II. Die Stiftung von Todes wegen
Rz. 49
Macht ein Erblasser einer im Zeitpunkt der Errichtung der Verfügung von Todes wegen und im Zeitpunkt des Erbfalls noch nicht existenten Stiftung eine Zuwendung und wird diese Stiftung erst nach dem Tode des Stifters als rechtsfähig anerkannt, so gilt sie gem. § 84 BGB für die Zuwendungen des Stifters als schon vor dessen Tod entstanden. Ohne diese Regelung würde der Rechtserwerb von Todes wegen an § 1923 BGB scheitern, wonach der Erbe im Zeitpunkt des Erbfalls rechtsfähig sein muss. Somit komplettiert § 84 BGB die in § 83 BGB vorgesehene Möglichkeit, durch eine Verfügung von Todes wegen eine Stiftung zu gründen und ihr auf diesem Wege Vermögenswerte zuzuwenden. Nicht anwendbar ist die Vorschrift auf unselbstständige Stiftungen; deren Errichtung und gleichzeitige Erbeinsetzung wäre nichtig.
Rz. 50
Eine Stiftung erlangt erst durch die Anerkennung durch die Stiftungsbehörde Rechtsfähigkeit. Vor der Bekanntgabe der Anerkennung kann der später einzusetzende Stiftungsvorstand keine Rechtshandlungen vornehmen, die Wirkung für oder gegen die Stiftung entfalten; eine Vor-Stiftung, ähnlich der Vor-GmbH oder dem Vor-Verein, existiert nicht.

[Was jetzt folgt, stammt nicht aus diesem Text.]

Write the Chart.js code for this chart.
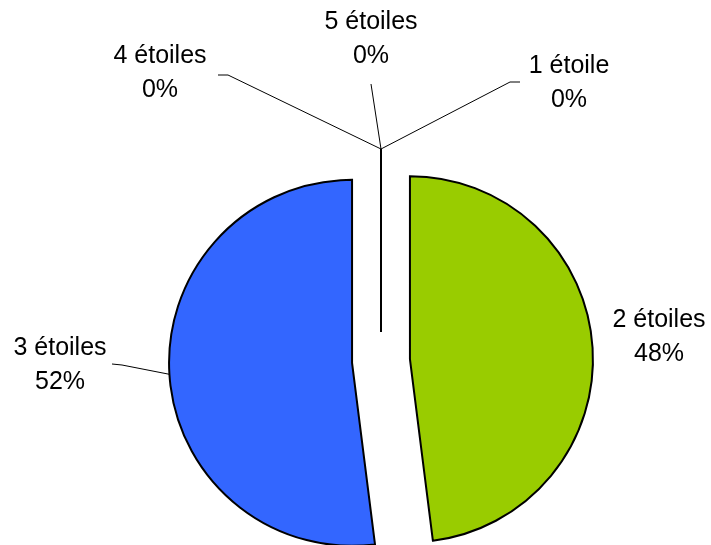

Auch eine ausländische Stiftung, die erst nach dem Eintritt des Erbfalls errichtet wird, kann grundsätzlich erbfähig im Sinne des deutschen Rechts, hier § 1923 i.V.m. § 84 BGB, sein, wenn sie nach ihrem Heimatrecht, also nach ausländischem Recht, Rechtsfähigkeit erlangt hat.
Rz. 51
§ 84 BGB ist nicht anwendbar auf Zuwendungen dritter Personen. Setzt ein Dritter die noch nicht als rechtsfähig anerkannte Stiftung zu seiner Erbin ein, so ist im Zweifel anzunehmen, dass die Stiftung (nach den gesetzlichen Erben als Vorerben) auf den Zeitpunkt ihrer Entstehung zur Nacherbin berufen sein soll. Lässt sich diese Auslegung mit dem Willen des Erblassers nicht in Einklang bringen, so ist die Erbeinsetzung gem. § 2101 BGB unwirksam. Wird die noch nicht als rechtsfähig anerkannte Stiftung von einem Dritten mit einem Vermächtnis bedacht, so gelten die §§ 2178, 2179 BGB, wonach die Stiftung den Anspruch auf den vermachten Gegenstand mit ihrer Anerkennung erwirbt.